Cast: Ryan Guzman, Kathryn McCormick, Misha Gabriel, Cleopatra Coleman, Stephen “tWitch” Boss, Tommy Dewey, and Peter Gallagher

Directed By: Scott Speer

Synopsis: Newly arrived in Miami, young dancer Emily (Kathryn McCormick) dreams of becoming a professional. She soon meets and falls in love with Sean (Ryan Guzman), the leader of a dance crew called “the Mob.” When a rich businessman’s plans to develop the dancers’ historic neighborhood threatens to displace thousands of people, Emily must join forces with Sean and the Mob to turn their performance art into protest art, even though doing so may place her dreams in jeopardy.

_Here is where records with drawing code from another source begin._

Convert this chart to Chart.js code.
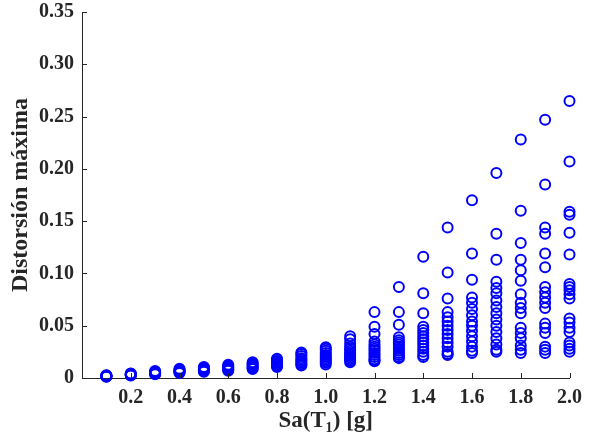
<!DOCTYPE html>
<html>
<head>
<meta charset="utf-8">
<script src="https://cdn.jsdelivr.net/npm/chart.js@4/dist/chart.umd.min.js"></script>
<style>
  html, body { margin: 0; padding: 0; background: #fff; }
  #wrap { width: 590px; height: 444px; }
</style>
</head>
<body>
<div id="wrap"><canvas id="driftChart" width="590" height="444"></canvas></div>
<script>
// Sa(T1) levels [g]
const saLevels = [0.1, 0.2, 0.3, 0.4, 0.5, 0.6, 0.7, 0.8, 0.9, 1.0,
                  1.1, 1.2, 1.3, 1.4, 1.5, 1.6, 1.7, 1.8, 1.9, 2.0];

// maximum drift, one array per Sa level
const drift010 = [0.0012, 0.0014, 0.0016, 0.0018, 0.002, 0.0022, 0.0024, 0.0027];
const drift020 = [0.0024, 0.0027, 0.003, 0.0033, 0.0036, 0.004, 0.0044];
const drift030 = [0.0035, 0.004, 0.0045, 0.005, 0.0055, 0.006, 0.0066];
const drift040 = [0.0048, 0.0054, 0.006, 0.0066, 0.0072, 0.008, 0.0088];
const drift050 = [0.006, 0.0066, 0.0073, 0.008, 0.0088, 0.0097, 0.0106];
const drift060 = [0.007, 0.0078, 0.0086, 0.0095, 0.0105, 0.0115, 0.0126];
const drift070 = [0.0085, 0.0094, 0.0104, 0.0115, 0.0126, 0.0138, 0.015];
const drift080 = [0.0105, 0.0115, 0.0126, 0.0138, 0.015, 0.0163, 0.0176, 0.0185];
const drift090 = [0.012, 0.0132, 0.0145, 0.016, 0.0175, 0.019, 0.021, 0.023, 0.0245];
const drift100 = [0.013, 0.0145, 0.016, 0.0175, 0.019, 0.0205, 0.022, 0.024, 0.026, 0.028, 0.0295];
const drift110 = [0.015, 0.0165, 0.018, 0.0195, 0.021, 0.0225, 0.024, 0.026, 0.028, 0.030, 0.033, 0.037, 0.040];
const drift120 = [0.063, 0.049, 0.042, 0.035, 0.032, 0.030, 0.028, 0.026, 0.024, 0.022, 0.020, 0.018, 0.017, 0.016];
const drift130 = [0.087, 0.063, 0.051, 0.039, 0.036, 0.034, 0.032, 0.030, 0.028, 0.026, 0.024, 0.022, 0.020, 0.019];
const drift140 = [0.116, 0.081, 0.062, 0.049, 0.046, 0.043, 0.040, 0.037, 0.034, 0.031, 0.028, 0.025, 0.022, 0.020];
const drift150 = [0.144, 0.101, 0.076, 0.063, 0.058, 0.054, 0.050, 0.046, 0.042, 0.038, 0.034, 0.030, 0.025, 0.023, 0.022];
const drift160 = [0.170, 0.119, 0.094, 0.077, 0.072, 0.066, 0.060, 0.054, 0.050, 0.045, 0.040, 0.035, 0.030, 0.026, 0.024];
const drift170 = [0.196, 0.138, 0.113, 0.092, 0.086, 0.081, 0.074, 0.068, 0.062, 0.056, 0.050, 0.044, 0.038, 0.032, 0.027, 0.025];
const drift180 = [0.228, 0.160, 0.129, 0.113, 0.103, 0.093, 0.080, 0.072, 0.067, 0.062, 0.048, 0.043, 0.038, 0.031, 0.027, 0.024];
const drift190 = [0.247, 0.185, 0.144, 0.138, 0.119, 0.106, 0.087, 0.082, 0.077, 0.072, 0.067, 0.052, 0.048, 0.043, 0.030, 0.027, 0.024];
const drift200 = [0.265, 0.207, 0.159, 0.156, 0.139, 0.118, 0.090, 0.087, 0.084, 0.080, 0.076, 0.057, 0.053, 0.048, 0.044, 0.034, 0.031, 0.028, 0.025];

const driftByLevel = [drift010, drift020, drift030, drift040, drift050, drift060, drift070,
                      drift080, drift090, drift100, drift110, drift120, drift130, drift140,
                      drift150, drift160, drift170, drift180, drift190, drift200];

// axis ticks
const xTicks = [0.2, 0.4, 0.6, 0.8, 1.0, 1.2, 1.4, 1.6, 1.8, 2.0];
const yTicks = [0, 0.05, 0.10, 0.15, 0.20, 0.25, 0.30, 0.35];

const points = [];
saLevels.forEach((sa, i) => {
    driftByLevel[i].forEach(d => points.push({ x: sa, y: d }));
});

const axisColor = '#262626';
const labelFont = { family: 'Liberation Serif', size: 20, weight: 'bold' };

// MATLAB style ticks pointing into the plot
const inwardTicks = {
    id: 'inwardTicks',
    afterDraw(chart) {
        const ctx = chart.ctx;
        const xs = chart.scales.x, ys = chart.scales.y;
        const area = chart.chartArea;
        ctx.save();
        ctx.strokeStyle = axisColor;
        ctx.lineWidth = 1;
        ctx.beginPath();
        xTicks.forEach(v => {
            const px = Math.round(xs.getPixelForValue(v)) + 0.5;
            ctx.moveTo(px, area.bottom);
            ctx.lineTo(px, area.bottom - 5);
        });
        yTicks.forEach(v => {
            const py = Math.round(ys.getPixelForValue(v)) + 0.5;
            ctx.moveTo(area.left, py);
            ctx.lineTo(area.left + 5, py);
        });
        ctx.stroke();
        ctx.restore();
    }
};

new Chart(document.getElementById('driftChart').getContext('2d'), {
    type: 'scatter',
    data: {
        datasets: [{
            data: points,
            pointStyle: 'circle',
            pointRadius: 5,
            pointBorderWidth: 2,
            borderColor: '#0000ff',
            backgroundColor: 'rgba(0,0,0,0)',
            clip: false
        }]
    },
    options: {
        responsive: false,
        animation: false,
        layout: { padding: { top: 0, right: 20, left: 0, bottom: 0 } },
        plugins: { legend: { display: false }, tooltip: { enabled: false } },
        scales: {
            x: {
                type: 'linear',
                min: 0,
                max: 2.0,
                afterBuildTicks: s => { s.ticks = xTicks.map(v => ({ value: v })); },
                afterFit: s => { s.height = 66; },
                grid: { display: false, drawTicks: false },
                border: { display: true, color: axisColor, width: 1 },
                ticks: {
                    color: axisColor,
                    font: labelFont,
                    padding: 8,
                    maxRotation: 0,
                    callback: v => v.toFixed(1)
                },
                title: {
                    display: true,
                    text: 'Sa(T\u2081) [g]',
                    color: axisColor,
                    font: { family: 'Liberation Serif', size: 23, weight: 'bold' },
                    padding: { top: 2, bottom: 9 }
                }
            },
            y: {
                type: 'linear',
                min: 0,
                max: 0.35,
                afterBuildTicks: s => { s.ticks = yTicks.map(v => ({ value: v })); },
                afterFit: s => { s.width = 82; s.paddingTop = 12; s.paddingBottom = 0; },
                grid: { display: false, drawTicks: false },
                border: { display: true, color: axisColor, width: 1 },
                ticks: {
                    color: axisColor,
                    font: labelFont,
                    padding: 8,
                    callback: v => (v === 0 ? '0' : v.toFixed(2))
                },
                title: {
                    display: true,
                    text: 'Distorsión máxima',
                    color: axisColor,
                    font: { family: 'Liberation Serif', size: 24, weight: 'bold' },
                    padding: { top: 6, bottom: 4 }
                }
            }
        }
    },
    plugins: [inwardTicks]
});
</script>
</body>
</html>
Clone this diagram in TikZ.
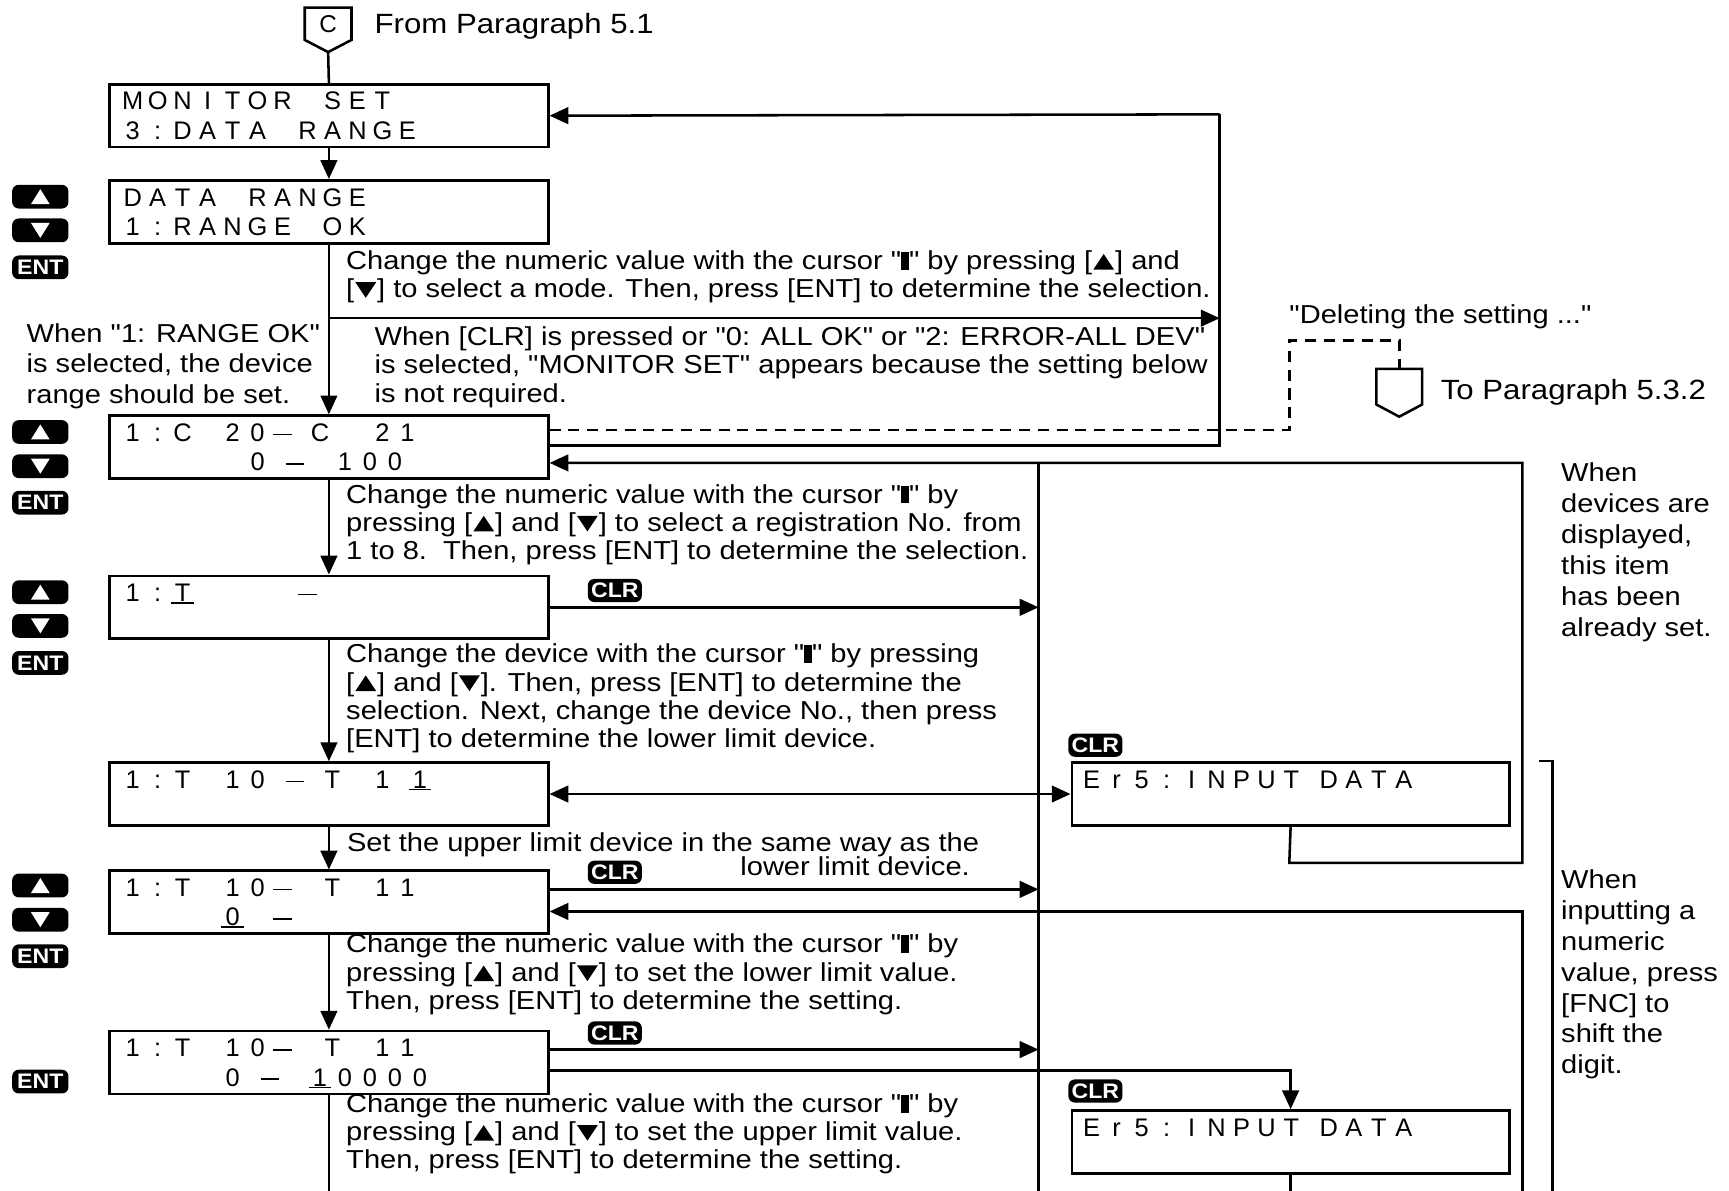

Domestic Box Office: $35 Million/ Worldwide: $140.4 Million

RT Score: 41%

My Thoughts: Step Up Revolution was the fourth installment in the popular dancing franchise that comes out every other year, apparently where some will pay money to watch fantastic dances on-screen. Even while Step Up 3 was the best, you couldn’t make me care about another one of these. If you’ve seen one, you’ve seen them all. Although everybody goes into these impressive dance choreographies, we don’t care about one bit of everything else. A forgettable cliche screenplay about flash mobs competing to gain YouTube hits to win $100,000, fighting against the man and wooden acting from Kathryn McCormick and Ryan Guzman is all to come out of this. And, of course, this came from a director with a music video background. Out of all the Step Up movies, this is one I remember very, very little about.